The Fall

It has been a while since I revisited the old days. The endless nights and the dreadful coffee. It has been aa while since I glared the screen for endless phone numbers that yielded no return. It definitely has been a while since I have been economically, to put it in rather blunt terms, bleak. Gone are those days of my last business startup.
It was a failure. Not by a long shot, it was rather just ahead of it’s time. After all, India has a rather conservative approach to living in constrained spaces. So why would Indians go out and buy themselves an ultra luxury shipping container cabin, just because it was environmentally friendly. I told myself that it shall take a little time for the consumers to get educated, and when they do, I will be ahead of the curve. However, the learning curve of customer awareness bundled with the cost of customer education and acquisition were just a few of the burgeoning costs that I was blissfully unaware of.

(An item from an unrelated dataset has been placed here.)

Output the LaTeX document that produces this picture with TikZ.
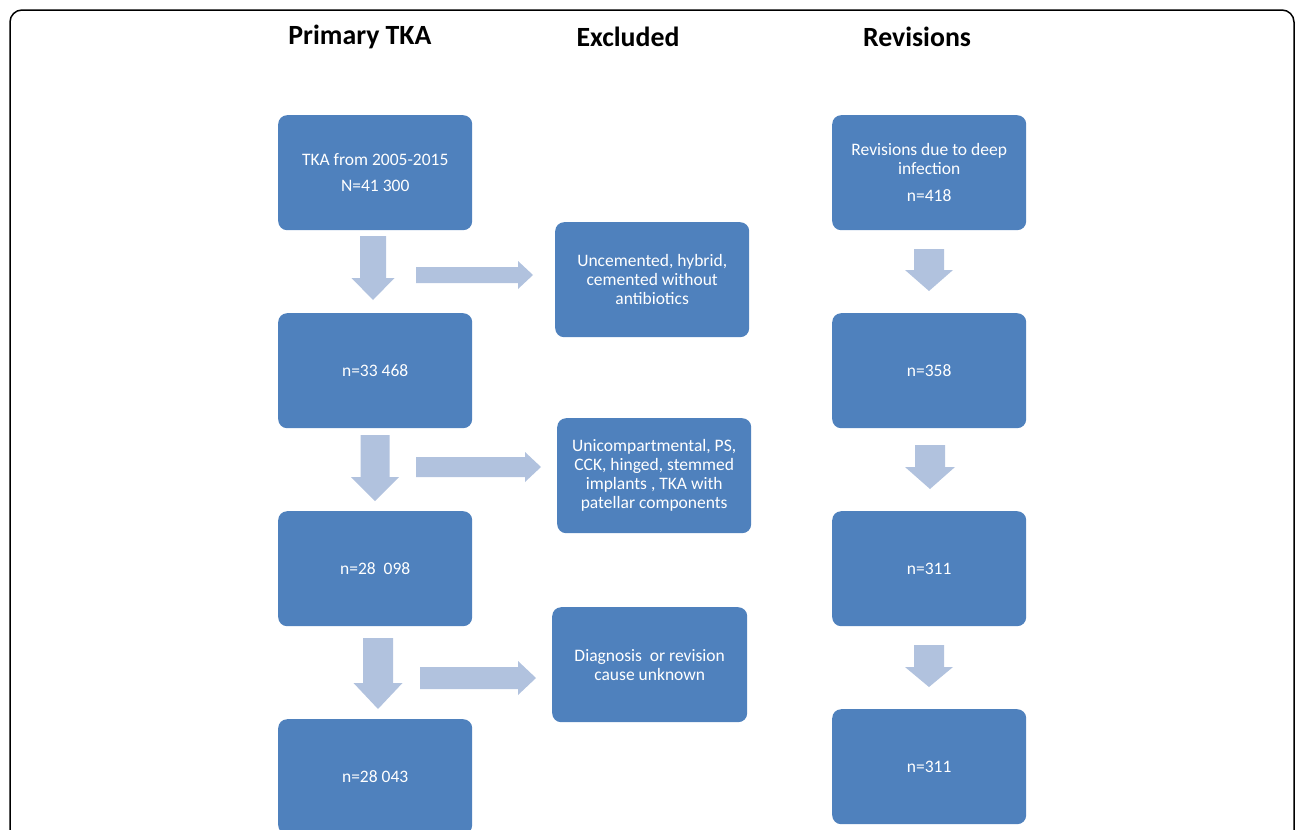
\documentclass[tikz,border=0pt]{standalone}
\usepackage{fontspec}
\setmainfont{Carlito}
\definecolor{boxblue}{HTML}{4F81BD}
\definecolor{arrowblue}{HTML}{B1C2DE}
\newcommand\dnarr[6]{% cx, top, headstart, tip, shaft half, head half
  \fill[arrowblue] ({#1-#5},#2) -- ({#1+#5},#2) -- ({#1+#5},#3) -- ({#1+#6},#3) -- (#1,#4) -- ({#1-#6},#3) -- ({#1-#5},#3) -- cycle;}
\newcommand\rtarr[6]{% cy, left, headstart, tip, shaft half, head half
  \fill[arrowblue] (#2,{#1-#5}) -- (#3,{#1-#5}) -- (#3,{#1-#6}) -- (#4,#1) -- (#3,{#1+#6}) -- (#3,{#1+#5}) -- (#2,{#1+#5}) -- cycle;}
\tikzset{
  box/.style={fill=boxblue, draw=none, rounded corners=9pt, minimum width=194pt, minimum height=115pt,
    text=white, align=center, font=\fontsize{17.5}{19}\selectfont, inner sep=0pt, anchor=north west},
  hdr/.style={font=\bfseries\fontsize{27.8}{32}\selectfont, anchor=center}
}
\begin{document}
\begin{tikzpicture}[x=1pt,y=-1pt]
\useasboundingbox (0,0) rectangle (1296,830);
\draw[line width=1.5pt, rounded corners=12pt] (10,860) -- (10,10) -- (1294,10) -- (1294,860);
\node[hdr] (h1) at (360,37) {Primary TKA};
\node[hdr] (h2) at (628,37) {Excluded};
\node[hdr] (h3) at (917,37) {Revisions};
% primary
\node[box] (a1) at (278,115) {TKA from 2005-2015\\[7pt]N=41 300};
\node[box] (a2) at (278,313) {n=33 468};
\node[box] (a3) at (278,511) {n=28\ \ 098};
\node[box] (a4) at (278,719) {n=28 043};
% excluded
\node[box] (e1) at (555,222) {Uncemented, hybrid,\\cemented without\\antibiotics};
\node[box] (e2) at (557,418) {Unicompartmental, PS,\\CCK, hinged, stemmed\\implants , TKA with\\patellar components};
\node[box, minimum width=195pt] (e3) at (552,607) {Diagnosis\ \ or revision\\cause unknown};
% revisions
\node[box] (r1) at (832,115) {Revisions due to deep\\infection\\[8pt]n=418};
\node[box] (r2) at (832,313) {n=358};
\node[box] (r3) at (832,511) {n=311};
\node[box] (r4) at (832,709) {n=311};
% block arrows
\dnarr{373}{236}{278}{300}{13}{21.5}
\dnarr{375}{435}{477}{501}{14.5}{24}
\dnarr{378}{638}{683}{709}{15}{24.5}
\rtarr{275}{416}{518}{533}{8}{14}
\rtarr{467}{416}{525}{541}{10}{15}
\rtarr{678}{420}{518}{536}{11}{17}
\dnarr{929}{249}{270}{291}{15}{24}
\dnarr{930}{445}{467}{489}{15}{25}
\dnarr{929}{645}{667}{687}{15}{24}
\end{tikzpicture}
\end{document}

A shipping container, being inherently modular and rigid in nature is quite an advantageous building block. All over the world architects and interior designers have taken to it and built unimaginably amazing spaces with it. All I wanted was to take a few of these amazing spaces and replicate them for customers at a location of their choosing, across the country.

46-set-to-fail
Sure, I did get a lot of traction. News agencies picked up on the “Hot New Thing” and marketed for me. But the initial surge turned into my worst enemy. Unaware of the additional costs involved with transporting containers to far end hard to reach places, I.e., the Himalayas, etc. I ended up taking orders at a loss. While my clients were supportive and were willing to adjust. I couldn’t bear myself to make a substantial profit from those who were accommodating enough to pay more in the first place. I made just enough in the first month to keep the lights on for another six. But that was it. That was the highlight of my startup. I completed three projects using shipping containers that were mostly vacation homes for the uber rich who wanted a talking point amongst friends.
After capturing the first three clients with the help of the unpaid for publicity in the printed publications, I was forced to approach more customers using traditional methods like cold calling potential clients and using social media as a base to approach. I do still get random calls even after all these years from clients looking to create their own versions of environment and ego friendly spaces, but it’s mostly limited to those who are looking to educate themselves, not otherwise.
The short-lived nature of my project has taught me several valuable lessons. Whichever industry I may apply myself to in the upcoming future, I shall be wiser to have learnt those lessons. There are still several things that I wish to have done differently. But, tomorrow is a new day and maybe you’ll find me glued to a screen with a coffee in one hand and a phone in the other trying to educate a client with the versatility a block of steel may have. You may find me on a completely different mission altogether as well. But whatever field I may enter, I’ll make sure to do my complete homework on the product before I begin a practise around it.